From Wiki(subprime mrtgage crsis):
So why did lending standards decline? In a Peabody Award winning program, NPR correspondents argued that a “Giant Pool of Money” (represented by $70 trillion in worldwide fixed income investments) sought higher yields than those offered by U.S. Treasury bonds early in the decade. Further, this pool of money had roughly doubled in size from 2000 to 2007, yet the supply of relatively safe, income generating investments had not grown as fast. Investment banks on Wall Street answered this demand with financial innovation such as the mortgage-backed security (MBS) and collateralized debt obligation (CDO), which were assigned safe ratings by the credit rating agencies. In effect, Wall Street connected this pool of money to the mortgage market in the U.S., with enormous fees accruing to those throughout the mortgage supply chain, from the mortgage broker selling the loans, to small banks that funded the brokers, to the giant investment banks behind them. By approximately 2003, the supply of mortgages originated at traditional lending standards had been exhausted. However, continued strong demand for MBS and CDO began to drive down lending standards, as long as mortgages could still be sold along the supply chain
Steve Sailer
Jul 22 2009 at 4:49am
Obviously, mortgages were to the the current troubles what Pearl Harbor was to American involvement in WWII. You can make a plausible argument that even without Pearl Harbor, we would have gotten involved in WWII later on anyway, but that’s no reason to ignore Pearl Harbor.
Adam
Jul 22 2009 at 8:49am
I’m with you Arnold. I see three decades of legislation and regulatory changes that led to massive investment dislocations and a massive housing price bubble. It’s time to write books and piece it all together.
Maniel
Jul 22 2009 at 10:38am
Arnold wrote: “I am for a more fundamental rethinking of housing policy, that does not try to push mortgage indebtedness to the limit in order to raise home “ownership” rates. I also believe that if capital requirements were sensibly tied to risk…”
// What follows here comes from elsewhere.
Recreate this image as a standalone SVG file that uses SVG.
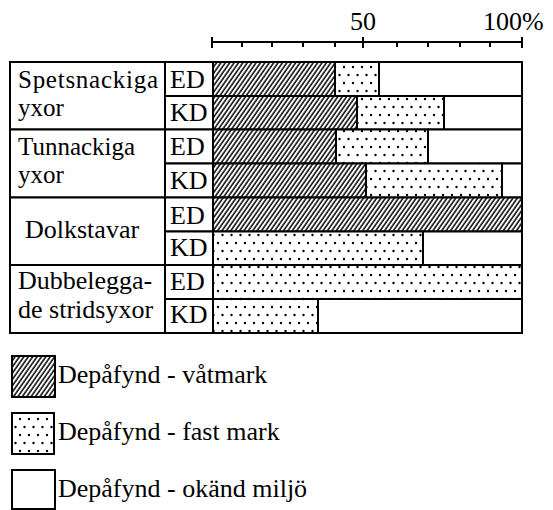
<svg xmlns="http://www.w3.org/2000/svg" width="553" height="510" viewBox="0 0 553 510" font-family="'Liberation Serif', 'Times New Roman', 'DejaVu Serif', serif">
<style>
text{font-family:'Liberation Serif','Times New Roman','DejaVu Serif',serif;font-size:26px;fill:#000}
.t2{font-size:25px}
.ln{stroke:#000;stroke-width:2;fill:none}
.b{stroke:#000;stroke-width:2}
.h{fill:url(#hatch)}
.d{fill:url(#dots)}
.w{fill:#fff}
</style>
<defs>
<pattern id="hatch" patternUnits="userSpaceOnUse" width="3.6" height="10" patternTransform="rotate(35)">
<rect width="3.6" height="10" fill="#fff"/>
<line x1="1" y1="-1" x2="1" y2="11" stroke="#000" stroke-width="1.5"/>
</pattern>
<pattern id="dots" patternUnits="userSpaceOnUse" width="9" height="16" x="215" y="64">
<rect width="9" height="16" fill="#fff"/>
<circle cx="3" cy="3" r="1.2" fill="#000"/>
<circle cx="7.5" cy="11" r="1.2" fill="#000"/>
</pattern>
</defs>
<rect width="553" height="510" fill="#fff"/>

<g id="scale">
<line class="ln" x1="212" y1="42" x2="522" y2="42"/>
<line class="ln" x1="212" y1="37" x2="212" y2="48"/>
<line class="ln" x1="363" y1="37" x2="363" y2="48"/>
<line class="ln" x1="522" y1="37" x2="522" y2="48"/>
<path class="ln" d="M242 42V47M272 42V47M303 42V47M335 42V47M397 42V47M428 42V47M460 42V47M490 42V47"/>
<text x="363" y="30" text-anchor="middle">50</text>
<text x="483" y="30">100%</text>
</g>

<g id="spetsnackiga">
<rect class="b w" x="10" y="62" width="155" height="67.5"/>
<rect class="b w" x="165" y="62" width="48" height="34"/>
<rect class="b w" x="165" y="96" width="48" height="33.5"/>
<text class="t2" x="18" y="88" textLength="140">Spetsnackiga</text>
<text class="t2" x="18" y="116">yxor</text>
<text x="170" y="88">ED</text>
<text x="170" y="121">KD</text>
<rect class="b h" x="213" y="62" width="122" height="34"/>
<rect class="b d" x="335" y="62" width="44" height="34"/>
<rect class="b w" x="379" y="62" width="143" height="34"/>
<rect class="b h" x="213" y="96" width="144" height="33.5"/>
<rect class="b d" x="357" y="96" width="87" height="33.5"/>
<rect class="b w" x="444" y="96" width="78" height="33.5"/>
</g>

<g id="tunnackiga">
<rect class="b w" x="10" y="129.5" width="155" height="68"/>
<rect class="b w" x="165" y="129.5" width="48" height="34"/>
<rect class="b w" x="165" y="163.5" width="48" height="34"/>
<text class="t2" x="18" y="155">Tunnackiga</text>
<text class="t2" x="18" y="183">yxor</text>
<text x="170" y="155">ED</text>
<text x="170" y="189">KD</text>
<rect class="b h" x="213" y="129.5" width="123" height="34"/>
<rect class="b d" x="336" y="129.5" width="92" height="34"/>
<rect class="b w" x="428" y="129.5" width="94" height="34"/>
<rect class="b h" x="213" y="163.5" width="153" height="34"/>
<rect class="b d" x="366" y="163.5" width="136" height="34"/>
<rect class="b w" x="502" y="163.5" width="20" height="34"/>
</g>

<g id="dolkstavar">
<rect class="b w" x="10" y="197.5" width="155" height="67.5"/>
<rect class="b w" x="165" y="197.5" width="48" height="34"/>
<rect class="b w" x="165" y="231.5" width="48" height="33.5"/>
<text x="25" y="238">Dolkstavar</text>
<text x="170" y="224">ED</text>
<text x="170" y="256">KD</text>
<rect class="b h" x="213" y="197.5" width="309" height="34"/>
<rect class="b d" x="213" y="231.5" width="210" height="33.5"/>
<rect class="b w" x="423" y="231.5" width="99" height="33.5"/>
</g>

<g id="dubbeleggade">
<rect class="b w" x="10" y="265" width="155" height="68"/>
<rect class="b w" x="165" y="265" width="48" height="34"/>
<rect class="b w" x="165" y="299" width="48" height="34"/>
<text x="18" y="289">Dubbelegga-</text>
<text x="18" y="318">de stridsyxor</text>
<text x="170" y="290">ED</text>
<text x="170" y="323">KD</text>
<rect class="b d" x="213" y="265" width="309" height="34"/>
<rect class="b d" x="213" y="299" width="105" height="34"/>
<rect class="b w" x="318" y="299" width="204" height="34"/>
</g>

<g id="legend">
<rect class="b h" x="12" y="356" width="43" height="41"/>
<text x="58" y="383">Depåfynd - våtmark</text>
<rect class="b d" x="12" y="413" width="42" height="41"/>
<text x="58" y="440">Depåfynd - fast mark</text>
<rect class="b w" x="12" y="470" width="43" height="39"/>
<text x="58" y="497">Depåfynd - okänd miljö</text>
</g>
</svg>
Well said, as far as it goes. My question is, why do we need a “housing policy” and who is qualified to tell me whom I can buy from, borrow from, live with, sell to, etc? With government continuing to subsidize home mortgages, the demand-side bias for debt is still in place. This is a little bit like our “eating policy” where we subsidize farmers to grow corn, corn, and more corn, as well as to produce more milk products than we need. And it’s not unlike our “drug policy” where we restrict the sale of certain substances to criminal organizations (by definition). Beware the coming expansion of our “health care policy.”
Lib outsider
Dean Kalahar
Jul 22 2009 at 10:46am
Mr. Kling,
I enjoy your blog and agree with the comment on not enjoying that sort of writing. Cute and offensive is usually a sign of a weak and emotionally based argument void of understanding the reality of a little thing we call scarcity.
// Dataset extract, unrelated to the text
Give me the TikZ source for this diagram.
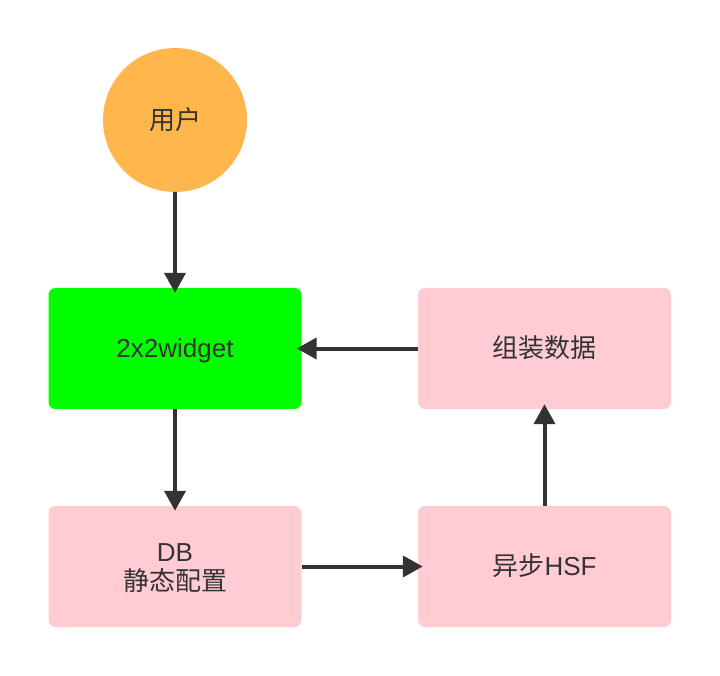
\documentclass[tikz,border=0pt]{standalone}
\usepackage{fontspec}
\setmainfont{Liberation Sans}
\newfontfamily\cjk{Noto Sans CJK SC}
\usetikzlibrary{arrows.meta}
\definecolor{usrorange}{HTML}{FFB64D}
\definecolor{boxpink}{HTML}{FFCCD3}
\definecolor{boxgreen}{HTML}{00FF00}
\definecolor{ink}{HTML}{333333}
\tikzset{
  label text/.style={text=ink, font=\fontsize{26pt}{29pt}\selectfont, align=center,
    text height=18.5pt, text depth=0pt},
  box/.style={rectangle, rounded corners=7pt, minimum width=253pt, minimum height=121pt,
    draw=none, label text, inner sep=0pt},
  pinkbox/.style={box, fill=boxpink},
  greenbox/.style={box, fill=boxgreen},
  twolines/.style={text height=47.5pt, text depth=0pt},
  usercircle/.style={circle, fill=usrorange, minimum size=144pt, inner sep=0pt, label text},
  conn/.style={draw=ink, line width=4pt, -{Triangle[width=21pt,length=20pt]}, shorten >=-5pt}
}
\begin{document}
\begin{tikzpicture}[x=1pt,y=-1pt]
\useasboundingbox (0,0) rectangle (720,676);
\node[usercircle] (user) at (175,120) {\cjk 用户};
\node[greenbox] (widget) at (175,348.5) {2x2widget};
\node[pinkbox] (zz) at (544.5,348.5) {\cjk 组装数据};
\node[pinkbox, twolines] (db) at (175,566.5) {DB\\{\cjk 静态配置}};
\node[pinkbox] (hsf) at (544.5,566.5) {{\cjk 异步}HSF};
\draw[conn] (user.south) -- (widget.north);
\draw[conn] (zz.west) -- (widget.east);
\draw[conn] (widget.south) -- (db.north);
\draw[conn] (db.east) -- (hsf.west);
\draw[conn] (hsf.north) -- (zz.south);
\end{tikzpicture}
\end{document}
You may not remember me, but you reviewed my book Practical Economics last year for me- again thank you very much- and I thought I would let you know it has been published and is ready for consumption by hopefully thousands of high school and college students who have not a clue as to the workings of economcs. For that matter, most adults could benefit from its scope and sequence.
Let me know if you would like a free copy and please visit my blog devoted to the book at http://freedom-choice-cost.blogspot.com
Dean Kalahar
Marc Resnick
Jul 22 2009 at 1:12pm
Another dimension is short term v long term fixes. Encouraging MORE housing would be a short term fix to reduce the housing oversupply. It would also rejuvenate the construction industry and employment. Of course this would make the long term problems worse.
The problem is that politicians work on barely a 1-2 year election cycle. So many are happy to focus on short term fixes that get them re-elected, even at the expense of long term fundamentals.
B.B.
Jul 23 2009 at 1:10pm
This crisis is so new and big and abstract, it is hard to get our arms around it. So think back to an older example. The tragic sinking of the Titantic. The same set of issues.
(1) The cause of the sinking was bad decisions by the captain and inadequate survellience by the night crew. (Analogy: It was the fault of Bad Bush and stupid investment bankers. Replace them and we would have had no crisis.)
(2) Moral hazard: because the passengers thought they would be, so to speak, bailed out, they had no incentive to monitor the condition of the ship and crew. (Analogy: Let Lehman got bankrupt to teach them a lesson.)
(3) The cause of the sinking was bad luck, it hit a random iceberg. (Analogy: The US had a string of random bad events. We were unlucky, and there is no reason to change anything.)
(4) The Titantic’s sinking may have been unavoidable but the deaths of 1800 people was avoidable. The company was negligent in not providing enough lifeboats. We need regulation. (Analogy: investment bankers leveraged too much, a reckless gamble.)
(5) The Titantic was built to be unsinkable, so why worry? (Analogy: we have the Fed and SEC, and we have the Great Moderation. Why worry?)
(6) We need to build ocean liners even better so that they won’t sink even hitting an iceberg. (Analogy: make the financial system crash proof.)
For what it is worth, there was an Anglo-American commission after the sinking. It made recommendations: tracking of icebergs, 24/7 radio watch, sufficient lifeboats. We have not lost another ocean liner to an iceberg hit. Policies and institutional change can make a big difference.
Mike Rulle
Jul 23 2009 at 6:42pm
The issue, similar to what Arnold has written about securitization and regulatory arbitrage, is not whether we need a clearinghouse per se in CDS. It is whether the collateral requirements are comparable for OTC and exchange traded derivatives.
Bottom line on AIG: They never would have written as much CDS as they did if they had to post collateral, per rules of the exchanges AND the standard practice of OTC dealers. They would not have had the cash to do it. At worst, there would not have been a sudden “long” squeeze of forced collateral posting–as the cash would have already been there.
But the real answer is they never would have gotten as big. “Standardization” and “Clearinghouses” per se are red herrings. It was, once again, the existence of uneven or inconsistent regulations that created the excess leverage at AIG. The market always “magically” finds the weakest link in the chain.